“We don’t write songs in a day, or even a week,” says Bear In Heaven bassist/guitarist Adam Wills. “Most of them take months.”
Well that explains a couple things, starting with the simple fact that Bear In Heaven’s breakthrough moments—Grizzly Bear’s blog-baiting endorsement of “Lovesick Teenagers,” the “Best New Music” stamp Pitchfork plastered across the Brooklyn band’s second album, Beast Rest Forth Mouth—didn’t happen overnight. Believe it or not, frontman Jon Philpot founded Bear In Heaven way back in 2003, using the sweeping soundscapes of his previous project (Presocratics) as a starting point for the Tunes Nextdoor to Songs EP.
Four years and several lineup changes later, Bear In Heaven the band (rounded out by Wills, drummer Joe Stickney and multi-instrumentalist Sadek Bazaraa) emerged with their first fully-realized release, Red Bloom of the Boom. A celebration of wide open spaces and not-quite-sounding-like-anyone-in-particular, it’s the closest Bear In Heaven have come to cutting a prog rock album, although Philpot insists, “We’re bigger fans of Krautrock. We’re suckers for that continual pulse and things that just hum. You should be able to feel music, not just hear it.”
That’s certainly the case on Beast Rest Forth Mouth cuts like “You Do You” and “Wholehearted Mess”—songs that reach for the stars with Cluster-like synth lines, Faustian effects, and steely motorik beats. And then there are the sneaky moments that emphasize what a widescreen affair Beast is, including the massive, life-affirming choruses of “Beast In Peace”; the queasy build and thundercloud climax of “Dust Cloud”; and the frayed electronics and death march drums of “Deafening Love.” That fan favorite went through 23 mix changes before settling into its final Apocalypse Now-groove.
“We know when a song is done,” explains Philpot, “but that doesn’t stop us from tweaking it over time.
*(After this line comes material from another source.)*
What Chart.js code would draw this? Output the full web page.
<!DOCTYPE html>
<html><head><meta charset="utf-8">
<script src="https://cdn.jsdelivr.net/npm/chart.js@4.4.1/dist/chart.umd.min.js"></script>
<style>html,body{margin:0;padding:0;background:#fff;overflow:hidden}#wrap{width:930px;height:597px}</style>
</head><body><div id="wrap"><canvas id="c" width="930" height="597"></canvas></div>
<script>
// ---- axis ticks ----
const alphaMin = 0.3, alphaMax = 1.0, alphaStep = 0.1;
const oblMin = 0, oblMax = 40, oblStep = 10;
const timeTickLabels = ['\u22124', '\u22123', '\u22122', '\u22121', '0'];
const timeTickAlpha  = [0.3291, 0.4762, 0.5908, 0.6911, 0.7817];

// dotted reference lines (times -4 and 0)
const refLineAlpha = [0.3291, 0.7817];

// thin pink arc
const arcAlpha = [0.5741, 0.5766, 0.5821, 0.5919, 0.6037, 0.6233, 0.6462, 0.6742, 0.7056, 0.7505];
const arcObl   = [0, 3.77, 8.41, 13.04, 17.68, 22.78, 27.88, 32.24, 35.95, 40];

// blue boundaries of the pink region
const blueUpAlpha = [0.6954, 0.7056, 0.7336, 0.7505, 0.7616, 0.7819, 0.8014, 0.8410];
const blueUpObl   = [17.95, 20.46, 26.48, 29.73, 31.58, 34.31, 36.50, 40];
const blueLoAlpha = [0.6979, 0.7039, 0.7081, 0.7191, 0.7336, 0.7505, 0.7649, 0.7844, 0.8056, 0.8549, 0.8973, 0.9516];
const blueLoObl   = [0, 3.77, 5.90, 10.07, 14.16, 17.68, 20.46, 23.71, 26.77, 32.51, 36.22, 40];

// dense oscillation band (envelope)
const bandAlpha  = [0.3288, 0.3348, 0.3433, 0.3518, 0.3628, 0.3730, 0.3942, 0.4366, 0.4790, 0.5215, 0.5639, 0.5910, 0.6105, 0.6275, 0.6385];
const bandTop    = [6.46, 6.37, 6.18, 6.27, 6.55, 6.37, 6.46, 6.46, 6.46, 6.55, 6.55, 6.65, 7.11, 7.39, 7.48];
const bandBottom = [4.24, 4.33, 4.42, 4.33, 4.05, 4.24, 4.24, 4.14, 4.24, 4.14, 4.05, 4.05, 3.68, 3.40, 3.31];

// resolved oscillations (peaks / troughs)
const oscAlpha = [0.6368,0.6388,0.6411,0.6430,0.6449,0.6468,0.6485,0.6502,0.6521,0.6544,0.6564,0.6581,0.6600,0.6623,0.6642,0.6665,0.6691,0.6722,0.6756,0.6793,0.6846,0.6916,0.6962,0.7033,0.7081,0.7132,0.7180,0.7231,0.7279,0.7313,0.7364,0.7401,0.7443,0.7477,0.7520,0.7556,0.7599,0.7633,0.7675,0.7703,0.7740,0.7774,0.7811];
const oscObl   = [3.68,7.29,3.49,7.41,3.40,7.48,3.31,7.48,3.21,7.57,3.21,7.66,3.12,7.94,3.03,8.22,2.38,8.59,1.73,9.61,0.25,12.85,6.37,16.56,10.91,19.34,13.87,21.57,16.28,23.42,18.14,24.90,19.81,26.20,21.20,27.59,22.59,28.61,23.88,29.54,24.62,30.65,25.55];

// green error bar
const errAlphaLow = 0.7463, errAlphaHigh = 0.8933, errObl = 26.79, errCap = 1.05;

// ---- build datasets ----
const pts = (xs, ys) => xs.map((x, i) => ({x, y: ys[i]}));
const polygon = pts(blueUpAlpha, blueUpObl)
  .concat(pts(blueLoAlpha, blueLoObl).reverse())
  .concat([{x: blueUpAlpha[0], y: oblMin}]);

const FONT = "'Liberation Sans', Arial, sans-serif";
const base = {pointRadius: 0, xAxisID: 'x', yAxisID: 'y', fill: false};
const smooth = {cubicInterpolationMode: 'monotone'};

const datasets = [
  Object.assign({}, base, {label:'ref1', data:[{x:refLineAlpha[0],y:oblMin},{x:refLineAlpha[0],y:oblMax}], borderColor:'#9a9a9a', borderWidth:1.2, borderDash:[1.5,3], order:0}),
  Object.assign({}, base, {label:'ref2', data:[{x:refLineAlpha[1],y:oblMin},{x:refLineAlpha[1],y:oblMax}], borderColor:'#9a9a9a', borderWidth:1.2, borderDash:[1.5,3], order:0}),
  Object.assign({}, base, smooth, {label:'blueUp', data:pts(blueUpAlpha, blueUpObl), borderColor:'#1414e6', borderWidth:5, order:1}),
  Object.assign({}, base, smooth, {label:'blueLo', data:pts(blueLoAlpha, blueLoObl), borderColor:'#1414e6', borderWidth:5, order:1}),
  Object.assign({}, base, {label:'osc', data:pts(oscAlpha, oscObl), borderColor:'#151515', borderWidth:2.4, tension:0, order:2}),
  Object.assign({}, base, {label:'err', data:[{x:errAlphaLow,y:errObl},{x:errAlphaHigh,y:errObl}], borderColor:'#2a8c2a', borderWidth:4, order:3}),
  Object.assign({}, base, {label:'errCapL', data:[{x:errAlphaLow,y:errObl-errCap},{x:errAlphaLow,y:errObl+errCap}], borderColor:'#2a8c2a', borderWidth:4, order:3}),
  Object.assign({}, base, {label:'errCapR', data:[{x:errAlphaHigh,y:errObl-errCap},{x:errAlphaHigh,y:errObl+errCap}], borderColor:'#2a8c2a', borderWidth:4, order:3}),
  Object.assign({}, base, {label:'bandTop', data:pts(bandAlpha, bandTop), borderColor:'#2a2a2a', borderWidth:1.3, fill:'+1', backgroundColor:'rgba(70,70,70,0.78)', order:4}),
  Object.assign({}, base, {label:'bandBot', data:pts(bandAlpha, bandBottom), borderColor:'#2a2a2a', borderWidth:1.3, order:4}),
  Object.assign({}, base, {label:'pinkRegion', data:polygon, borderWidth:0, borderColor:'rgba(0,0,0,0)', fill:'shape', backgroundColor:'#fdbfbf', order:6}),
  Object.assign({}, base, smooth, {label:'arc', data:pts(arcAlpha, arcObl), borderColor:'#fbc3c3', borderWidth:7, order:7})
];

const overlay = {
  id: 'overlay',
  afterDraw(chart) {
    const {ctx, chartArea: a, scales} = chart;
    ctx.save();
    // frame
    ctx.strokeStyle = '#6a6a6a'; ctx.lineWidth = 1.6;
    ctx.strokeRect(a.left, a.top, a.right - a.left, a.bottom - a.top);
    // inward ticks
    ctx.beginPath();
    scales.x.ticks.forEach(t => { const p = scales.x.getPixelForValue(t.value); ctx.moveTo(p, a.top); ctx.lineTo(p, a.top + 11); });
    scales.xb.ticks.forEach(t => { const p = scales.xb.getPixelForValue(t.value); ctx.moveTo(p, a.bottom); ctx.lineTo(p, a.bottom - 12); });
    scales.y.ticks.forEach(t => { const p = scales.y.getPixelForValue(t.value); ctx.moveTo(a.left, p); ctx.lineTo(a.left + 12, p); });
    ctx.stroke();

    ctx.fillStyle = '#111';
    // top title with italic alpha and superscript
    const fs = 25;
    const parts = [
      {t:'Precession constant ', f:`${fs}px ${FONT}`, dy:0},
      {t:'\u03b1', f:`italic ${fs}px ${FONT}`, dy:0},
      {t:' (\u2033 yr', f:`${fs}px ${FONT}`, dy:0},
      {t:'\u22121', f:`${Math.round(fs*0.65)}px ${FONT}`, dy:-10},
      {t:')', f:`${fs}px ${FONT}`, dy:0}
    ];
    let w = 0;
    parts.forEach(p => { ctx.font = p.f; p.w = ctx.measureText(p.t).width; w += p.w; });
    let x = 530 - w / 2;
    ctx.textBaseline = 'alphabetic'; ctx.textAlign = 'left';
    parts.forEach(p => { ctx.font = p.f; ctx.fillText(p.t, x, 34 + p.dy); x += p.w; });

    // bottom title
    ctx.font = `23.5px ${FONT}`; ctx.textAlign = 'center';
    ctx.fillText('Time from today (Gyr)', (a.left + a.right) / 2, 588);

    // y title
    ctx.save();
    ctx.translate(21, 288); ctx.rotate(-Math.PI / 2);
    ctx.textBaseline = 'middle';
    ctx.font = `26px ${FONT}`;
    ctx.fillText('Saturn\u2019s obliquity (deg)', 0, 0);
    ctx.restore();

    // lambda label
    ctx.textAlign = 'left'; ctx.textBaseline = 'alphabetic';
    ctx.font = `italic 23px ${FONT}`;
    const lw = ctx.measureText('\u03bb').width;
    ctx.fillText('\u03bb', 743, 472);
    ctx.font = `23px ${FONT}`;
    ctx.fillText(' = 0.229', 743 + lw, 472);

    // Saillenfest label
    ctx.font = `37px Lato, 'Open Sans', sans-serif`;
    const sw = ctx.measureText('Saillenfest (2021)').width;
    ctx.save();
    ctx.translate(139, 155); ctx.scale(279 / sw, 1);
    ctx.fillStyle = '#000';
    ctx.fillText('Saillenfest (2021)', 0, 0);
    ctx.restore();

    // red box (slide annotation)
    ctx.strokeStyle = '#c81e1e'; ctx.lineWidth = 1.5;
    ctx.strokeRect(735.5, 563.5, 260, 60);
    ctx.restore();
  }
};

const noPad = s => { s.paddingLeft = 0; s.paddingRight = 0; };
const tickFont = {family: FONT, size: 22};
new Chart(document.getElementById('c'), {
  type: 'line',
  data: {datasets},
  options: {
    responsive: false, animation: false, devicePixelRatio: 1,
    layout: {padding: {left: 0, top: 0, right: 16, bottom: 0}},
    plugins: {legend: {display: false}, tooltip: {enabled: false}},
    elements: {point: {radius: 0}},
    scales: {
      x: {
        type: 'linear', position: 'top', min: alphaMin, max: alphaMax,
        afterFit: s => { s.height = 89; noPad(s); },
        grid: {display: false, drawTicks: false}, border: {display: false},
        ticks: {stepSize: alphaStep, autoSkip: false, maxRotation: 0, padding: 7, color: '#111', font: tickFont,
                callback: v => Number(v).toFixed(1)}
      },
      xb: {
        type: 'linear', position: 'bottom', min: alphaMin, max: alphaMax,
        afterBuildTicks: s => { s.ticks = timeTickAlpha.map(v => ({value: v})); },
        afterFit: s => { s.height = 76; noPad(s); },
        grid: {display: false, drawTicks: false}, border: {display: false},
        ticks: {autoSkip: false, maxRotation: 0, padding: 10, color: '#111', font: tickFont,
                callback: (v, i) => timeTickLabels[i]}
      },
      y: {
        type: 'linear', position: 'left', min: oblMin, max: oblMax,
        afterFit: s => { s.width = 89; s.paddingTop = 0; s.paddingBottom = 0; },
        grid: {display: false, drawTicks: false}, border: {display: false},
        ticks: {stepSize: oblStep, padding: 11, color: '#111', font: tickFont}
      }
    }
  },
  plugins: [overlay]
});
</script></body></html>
We’re actually still messing with our current ones!”
The group’s restlessness is understandable when you consider their background, from Philpot and Wills’ film/TV work—something that’s taught them to tell stories through songs—to such side projects and one-off performances as the scale-climbing metal of Dark Vibe and the pure minimalism of Rhys Chatham’s Guitar Trio. As Wills puts it, “We’ve all been really lucky. To have spent time discussing music on a peer level with the likes of Tony Conrad and Rhys Chatham, it’s been an education.”
One bit of bad luck that’s followed Bear In Heaven since the start has been the amicable loss of members, right down to Bazaraa’s recent split. While the band’s left the door open for him, they’ve soldiered on as a synth-driven trio, including a triumphant string of shows overseas.
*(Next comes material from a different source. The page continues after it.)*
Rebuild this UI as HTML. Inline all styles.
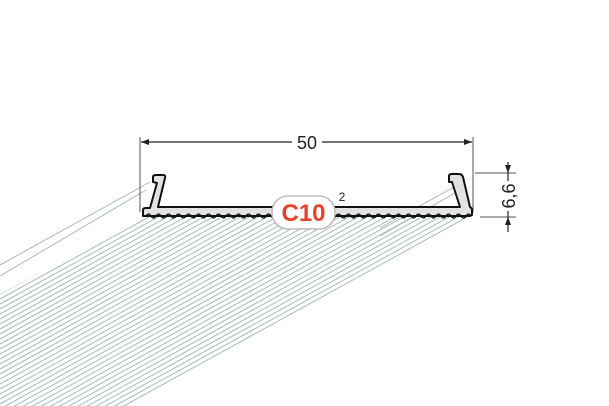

“As the lineup changes, we have to find new ways to keep the sound full,” explains Stickney. “Our solution has been more synths and samplers. We haven’t been kicking people out or anything, though. It’s been a drag every time one of our friends has decided to stop playing because we miss them and it’s a pain in the ass to learn how to play the music differently all over again.”
“Trust me, there are lots of panic attacks,” adds Wills. “We aren’t 21—we have lives, wives, apartments to pay for…It’s crazy at this point to drop everything and just run with the band, but there’s no other option. We are living this, and we’re gonna see it through.”